You have yet to set a film in anything that you would consider a hometown.

No, nothing in England. The first play I wrote that was set in England was only a couple of years ago—Hangmen. I think it might just be too close to home somehow, or I’m not seeing the cinema of it because I’m in England all the time. I’d probably do something in Ireland because that still has a cinema to it for me. But I think if I went back and watched a bunch of Nic Roeg films, or even Powell & Pressburger, I might change my mind. I’d love to do something like A Canterbury Tale, because I love the English language. But it’s about not doing something in a place that feels too modern.

Is there something to the notion of taking an outsider’s look at something, that perhaps you can see the roots that are oblivious to people on the inside?

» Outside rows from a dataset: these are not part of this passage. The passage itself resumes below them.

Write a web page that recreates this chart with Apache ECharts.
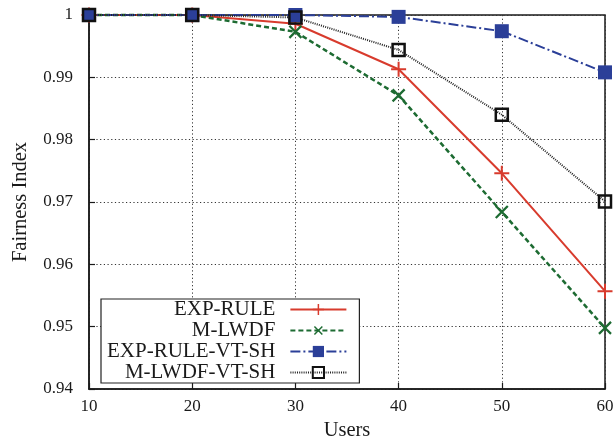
<!DOCTYPE html>
<html>
<head>
<meta charset="utf-8">
<script src="https://cdn.jsdelivr.net/npm/echarts@6/dist/echarts.min.js"></script>
<style>
html,body{margin:0;padding:0;background:#fff;}
#c{width:615px;height:443px;}
</style>
</head>
<body>
<div id="c"></div>
<script>
const users = [10, 20, 30, 40, 50, 60];
const expRule = [1, 1, 0.9986, 0.9913, 0.9746, 0.9557];
const mLwdf = [1, 1, 0.9973, 0.9871, 0.9684, 0.9498];
const expRuleVtSh = [1, 1, 1, 0.9997, 0.9974, 0.9908];
const mLwdfVtSh = [1, 1, 0.9996, 0.9944, 0.9840, 0.9701];
const seriesNames = ['EXP-RULE', 'M-LWDF', 'EXP-RULE-VT-SH', 'M-LWDF-VT-SH'];

const FONT = 'Liberation Serif';
const plusPath = 'path://M13,0H17V13H30V17H17V30H13V17H0V13H13Z';
const crossPath = 'path://M13,0H17V13H30V17H17V30H13V17H0V13H13Z';

const pairs = arr => users.map((u, i) => [u, arr[i]]);
const tickStyle = {fontFamily: FONT, fontSize: 17, color: '#1a1a1a'};

const chart = echarts.init(document.getElementById('c'), null, {renderer: 'canvas'});
chart.setOption({
  animation: false,
  backgroundColor: '#fff',
  textStyle: {fontFamily: FONT, fontSize: 17, color: '#1a1a1a'},
  grid: {left: 89, right: 10, top: 15, bottom: 54, outerBoundsMode: 'none', containLabel: false,
    show: true, borderColor: '#1a1a1a', borderWidth: 1.5, backgroundColor: 'transparent'},
  legend: {
    orient: 'vertical',
    left: 101, top: 299,
    align: 'right',
    itemWidth: 56, itemHeight: 14, itemGap: 0,
    backgroundColor: '#fff',
    borderColor: '#222', borderWidth: 1.2, borderRadius: 0,
    padding: [0, 12, 0, 6],
    textStyle: {fontFamily: FONT, fontSize: 21, lineHeight: 19, color: '#1a1a1a', padding: [0, 10, 0, 0]},
    data: seriesNames
  },
  xAxis: {
    type: 'value', min: 10, max: 60, interval: 10,
    name: 'Users', nameLocation: 'middle', nameGap: 25,
    nameTextStyle: {fontFamily: FONT, fontSize: 20.5, color: '#1a1a1a'},
    axisLine: {show: true, lineStyle: {color: '#1a1a1a', width: 1.5}},
    axisTick: {show: true, inside: true, length: 6, lineStyle: {color: '#1a1a1a', width: 1.2}},
    axisLabel: Object.assign({margin: 9}, tickStyle),
    splitLine: {show: true, lineStyle: {color: '#333', type: [1.2, 2.5], width: 1}}
  },
  yAxis: {
    type: 'value', min: 0.94, max: 1, interval: 0.01,
    name: 'Fairness Index', nameLocation: 'middle', nameGap: 58,
    nameTextStyle: {fontFamily: FONT, fontSize: 20.5, color: '#1a1a1a'},
    axisLine: {show: true, lineStyle: {color: '#1a1a1a', width: 1.5}},
    axisTick: {show: true, inside: true, length: 6, lineStyle: {color: '#1a1a1a', width: 1.2}},
    axisLabel: Object.assign({margin: 16,
      formatter: v => (Math.abs(v - 1) < 1e-9 ? '1' : v.toFixed(2))}, tickStyle),
    splitLine: {show: true, lineStyle: {color: '#333', type: [1.2, 2.5], width: 1}}
  },
  series: [
    {
      name: seriesNames[0], type: 'line', data: pairs(expRule), clip: false,
      symbol: plusPath, symbolSize: 15,
      lineStyle: {color: '#d83b2d', width: 2, type: 'solid'},
      itemStyle: {color: '#d83b2d'}
    },
    {
      name: seriesNames[1], type: 'line', data: pairs(mLwdf), clip: false,
      symbol: crossPath, symbolSize: 17, symbolRotate: 45,
      lineStyle: {color: '#1d6b32', width: 2.5, type: [5, 3]},
      itemStyle: {color: '#1d6b32'}
    },
    {
      name: seriesNames[2], type: 'line', data: pairs(expRuleVtSh), clip: false,
      symbol: 'rect', symbolSize: 14,
      lineStyle: {color: '#2b3f98', width: 2, type: [10, 3, 2, 3]},
      itemStyle: {color: '#2b3f98'}
    },
    {
      name: seriesNames[3], type: 'line', data: pairs(mLwdfVtSh), clip: false,
      symbol: 'rect', symbolSize: 12,
      lineStyle: {color: '#222', width: 2, type: [1, 1.2]},
      itemStyle: {color: 'rgba(0,0,0,0)', borderColor: '#111', borderWidth: 2.5}
    }
  ]
});
</script>
</body>
</html>
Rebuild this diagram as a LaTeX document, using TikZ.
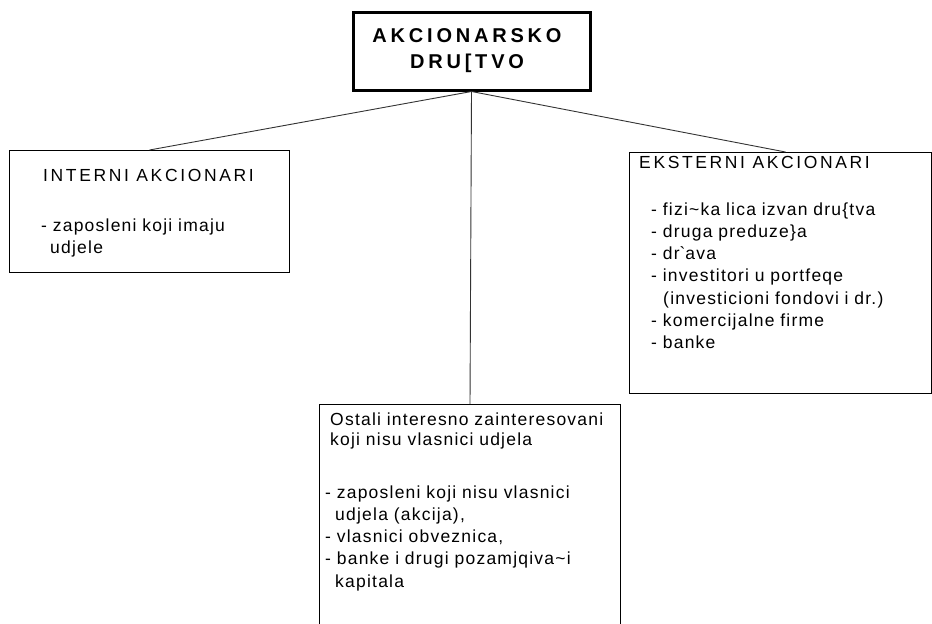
\documentclass[tikz,border=0pt]{standalone}
\usepackage{fontspec}
\setmainfont{Liberation Sans}
\newfontfamily\bodyf[LetterSpace=7]{Liberation Sans}
\newfontfamily\capf[LetterSpace=15]{Liberation Sans}
\newfontfamily\headf[LetterSpace=19]{Liberation Sans}
\begin{document}
\begin{tikzpicture}[x=1pt,y=-1pt,
  box/.style={draw=black, line width=1pt, inner sep=0pt, anchor=north west},
  topbox/.style={draw=black, line width=3pt, inner sep=0pt, anchor=north west},
  conn/.style={draw=black!80, line width=0.9pt},
  captext/.style={inner sep=0pt, anchor=base west, font=\capf\fontsize{17.5}{22.3}\selectfont},
  bodytext/.style={inner sep=0pt, anchor=base west, align=left, font=\bodyf\fontsize{17.5}{22.3}\selectfont},
  headtext/.style={inner sep=0pt, anchor=base, align=center, text width=230pt, font=\headf\bfseries\fontsize{20}{26}\selectfont}]
\useasboundingbox (0,0) rectangle (932,624);
\clip (0,0) rectangle (932,624);
% boxes
\node[topbox, minimum width=237pt, minimum height=78pt] (top) at (351.5,10.5) {};
\node[box, minimum width=280pt, minimum height=122pt] (int) at (9,150) {};
\node[box, minimum width=302pt, minimum height=241pt] (ext) at (629,152) {};
\node[box, minimum width=301pt, minimum height=260pt] (ost) at (319,404) {};
% connectors
\draw[conn] (top.south) -- (int.north);
\draw[conn] (top.south) -- ([xshift=5pt]ext.north);
\draw[conn] (top.south) -- (ost.north);
% texts
\node[headtext] (topT) at (467,42) {AKCIONARSKO\\DRU[TVO};
\node[captext] (intT) at (43,181) {INTERNI AKCIONARI};
\node[bodytext, text width=240pt] (intB) at (41,231) {- zaposleni koji imaju\\\hspace*{9pt}udjele};
\node[captext] (extT) at (639,168) {EKSTERNI AKCIONARI};
\node[bodytext, text width=275pt] (extB) at (651,215) {- fizi\textasciitilde ka lica izvan dru\{tva\\- druga preduze\}a\\- dr\textasciigrave ava\\- investitori u portfeqe\\\hspace*{12pt}(investicioni fondovi i dr.)\\- komercijalne firme\\- banke};
\node[bodytext, text width=285pt] (ostT) at (330,425) {Ostali interesno zainteresovani\\[-2pt]koji nisu vlasnici udjela};
\node[bodytext, text width=285pt] (ostB) at (325,498) {- zaposleni koji nisu vlasnici\\\hspace*{10pt}udjela (akcija),\\- vlasnici obveznica,\\- banke i drugi pozamjqiva\textasciitilde i\\\hspace*{10pt}kapitala};
\end{tikzpicture}
\end{document}
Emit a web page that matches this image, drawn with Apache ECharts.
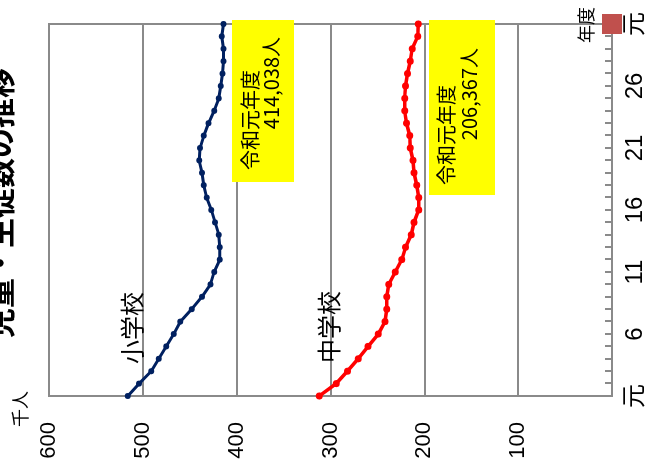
<!DOCTYPE html>
<html>
<head>
<meta charset="utf-8">
<script src="https://cdn.jsdelivr.net/npm/echarts@6/dist/echarts.min.js"></script>
<style>
  html, body { margin: 0; padding: 0; width: 663px; height: 465px; overflow: hidden; background: #fff; }
  /* the chart is laid out upright and turned a quarter turn counter-clockwise */
  #chart {
    position: absolute; left: 0; top: 0;
    width: 465px; height: 663px;
    transform-origin: 0 0;
    transform: translate(0, 465px) rotate(-90deg);
  }
</style>
</head>
<body>
<div id="chart"></div>
<script>
// Fiscal years: Heisei 1 .. Heisei 30, then Reiwa 1
const years = ['H1','H2','H3','H4','H5','H6','H7','H8','H9','H10',
  'H11','H12','H13','H14','H15','H16','H17','H18','H19','H20',
  'H21','H22','H23','H24','H25','H26','H27','H28','H29','H30','R1'];

// Pupils, thousands
const elementary = [516, 504, 491, 483, 475, 467, 460, 448, 437, 428,
  424, 418, 418, 419, 423, 427, 432, 435, 437, 440,
  439, 435, 430, 424, 419, 417, 415, 414, 414, 416, 414.038];
const juniorHigh = [312, 294, 282, 270.5, 260, 249, 242, 240, 240, 238,
  231, 224, 220, 214, 211, 206, 206, 208, 211, 212,
  215, 215.5, 219, 221, 221, 220, 218, 215, 213, 207, 206.367];

// Value-axis ticks (thousands)
const valueTicks = [0, 100, 200, 300, 400, 500, 600];

// Square key drawn at the end of the year axis
const keyMark = [['R1', 0]];

const GRAY = '#8a8a8a';
const FONT = 'Liberation Sans, "Noto Sans CJK JP", sans-serif';
const JP = '"Noto Sans CJK JP", sans-serif';

function yearLabel(name) {
  const n = name.slice(1);
  return n === '1' ? '元' : n;
}
function peopleText(v) {
  return Math.round(v * 1000).toLocaleString('en-US') + '人';
}

const lastE = elementary[elementary.length - 1];
const lastJ = juniorHigh[juniorHigh.length - 1];

const chart = echarts.init(document.getElementById('chart'), null, { renderer: 'canvas' });

chart.setOption({
  animation: false,
  backgroundColor: '#ffffff',
  grid: {
    left: 69, right: 24, top: 49, bottom: 51,
    show: true, borderColor: GRAY, borderWidth: 2, backgroundColor: 'transparent'
  },
  xAxis: {
    type: 'category',
    data: years,
    boundaryGap: false,
    axisLine: { show: true, lineStyle: { color: GRAY, width: 2 } },
    axisTick: { show: true, inside: true, length: 7, interval: 0, lineStyle: { color: GRAY, width: 2 } },
    axisLabel: {
      interval: 4, margin: 11, color: '#000',
      fontFamily: FONT, fontSize: 24,
      formatter: yearLabel
    },
    splitLine: { show: false }
  },
  yAxis: {
    type: 'value',
    min: valueTicks[0], max: valueTicks[valueTicks.length - 1], interval: 100,
    axisLine: { show: true, lineStyle: { color: GRAY, width: 2 } },
    axisTick: { show: false },
    axisLabel: {
      margin: 26, color: '#000', fontFamily: FONT, fontSize: 22,
      formatter: v => (v === 0 ? '' : String(v))
    },
    splitLine: { show: true, lineStyle: { color: GRAY, width: 2 } }
  },
  series: [
    {
      name: '小学校', type: 'line', data: elementary,
      symbol: 'circle', symbolSize: 6,
      lineStyle: { color: '#002060', width: 3 },
      itemStyle: { color: '#002060' },
      z: 3
    },
    {
      name: '中学校', type: 'line', data: juniorHigh,
      symbol: 'circle', symbolSize: 7,
      lineStyle: { color: '#ff0000', width: 3.5 },
      itemStyle: { color: '#ff0000' },
      z: 3
    },
    {
      name: 'key', type: 'scatter', data: keyMark,
      symbol: 'rect', symbolSize: 20, clip: false,
      itemStyle: { color: '#c0504d', opacity: 1 },
      z: 20, zlevel: 1
    }
  ],
  graphic: [
    { type: 'text', x: 262, y: 0, z: 10,
      style: { text: '児童・生徒数の推移', fill: '#000', font: 'bold 30px ' + JP, align: 'center', verticalAlign: 'middle' } },
    { type: 'text', x: 56, y: 20, z: 10,
      style: { text: '千人', fill: '#000', font: '18px ' + JP, align: 'center', verticalAlign: 'middle' } },
    { type: 'text', x: 440, y: 586, z: 10,
      style: { text: '年度', fill: '#000', font: '18px ' + JP, align: 'center', verticalAlign: 'middle' } },
    { type: 'text', x: 137, y: 132, z: 10,
      style: { text: '小学校', fill: '#000', font: '24px ' + JP, align: 'center', verticalAlign: 'middle' } },
    { type: 'text', x: 138, y: 329, z: 10,
      style: { text: '中学校', fill: '#000', font: '24px ' + JP, align: 'center', verticalAlign: 'middle' } },
    { type: 'rect', z: 9, shape: { x: 283, y: 232, width: 162, height: 62 }, style: { fill: '#ffff00' } },
    { type: 'text', x: 295, y: 250, z: 10,
      style: { text: '令和元年度', fill: '#000', font: '20px ' + JP, align: 'left', verticalAlign: 'middle' } },
    { type: 'text', x: 428, y: 271, z: 10,
      style: { text: peopleText(lastE), fill: '#000', font: '20px ' + JP, align: 'right', verticalAlign: 'middle' } },
    { type: 'rect', z: 9, shape: { x: 270, y: 429, width: 175, height: 66 }, style: { fill: '#ffff00' } },
    { type: 'text', x: 280, y: 446, z: 10,
      style: { text: '令和元年度', fill: '#000', font: '20px ' + JP, align: 'left', verticalAlign: 'middle' } },
    { type: 'text', x: 417, y: 469, z: 10,
      style: { text: peopleText(lastJ), fill: '#000', font: '20px ' + JP, align: 'right', verticalAlign: 'middle' } }
  ]
});
</script>
</body>
</html>
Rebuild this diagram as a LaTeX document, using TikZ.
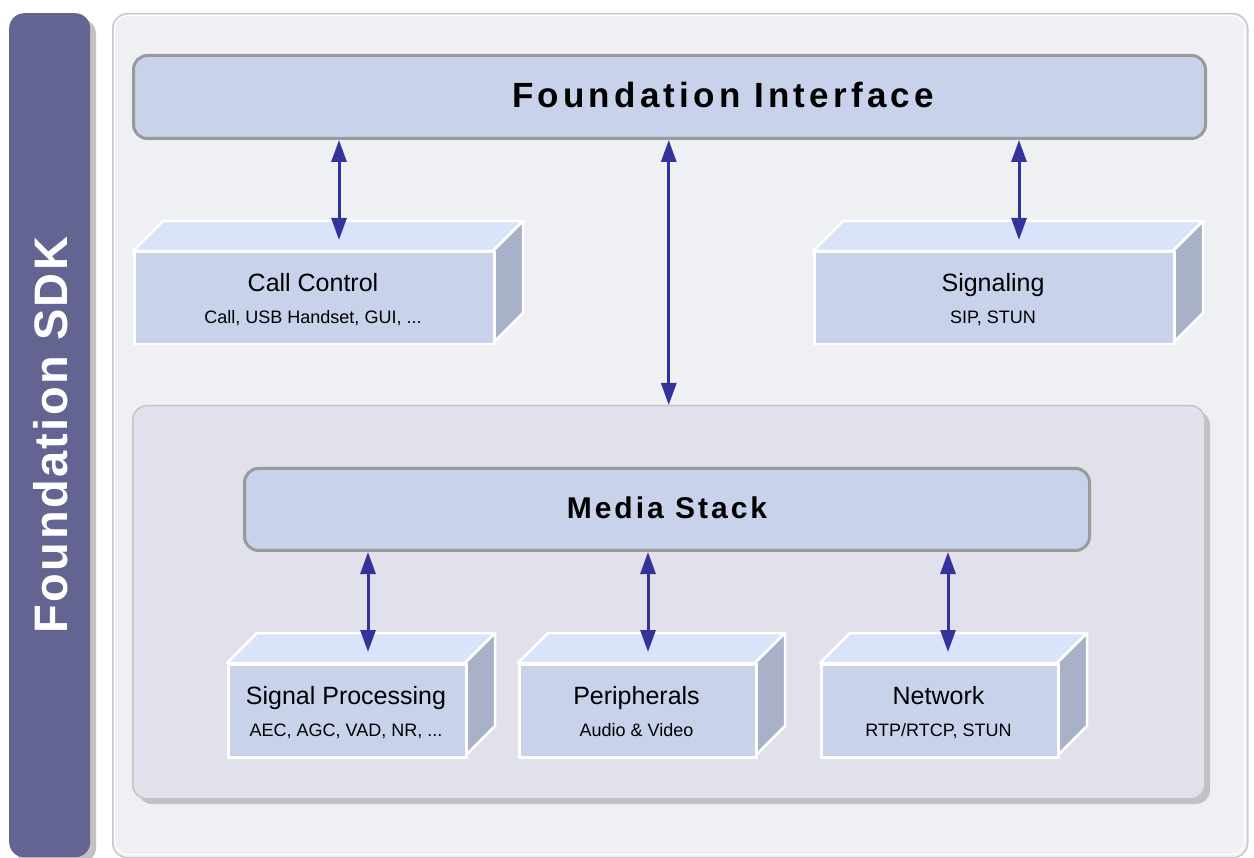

Maybe, I’m not sure. I know what you’re getting at, but I certainly didn’t want to be patronizing. I didn’t even want it to be an outsider’s comment on small-town America. Even though I’d say Paris, Texas was a go-to American movie for me and Ben Davis, the DP, in terms of color and tone and visual beauty. And that film does feel like it’s a genius German’s look at America. An homage to that. I don’t think this film is anything like that, but that’s not for me to decide. I was hoping to be more jumping in and being with the reality. I know what you mean, but I think it would take a distance for me to see that.

I guess the good thing would be for it to be both. For it to be truthful to all these people and truthful for anyone living in a town like that. But still be beautiful enough for it to be cinematic, on top of it.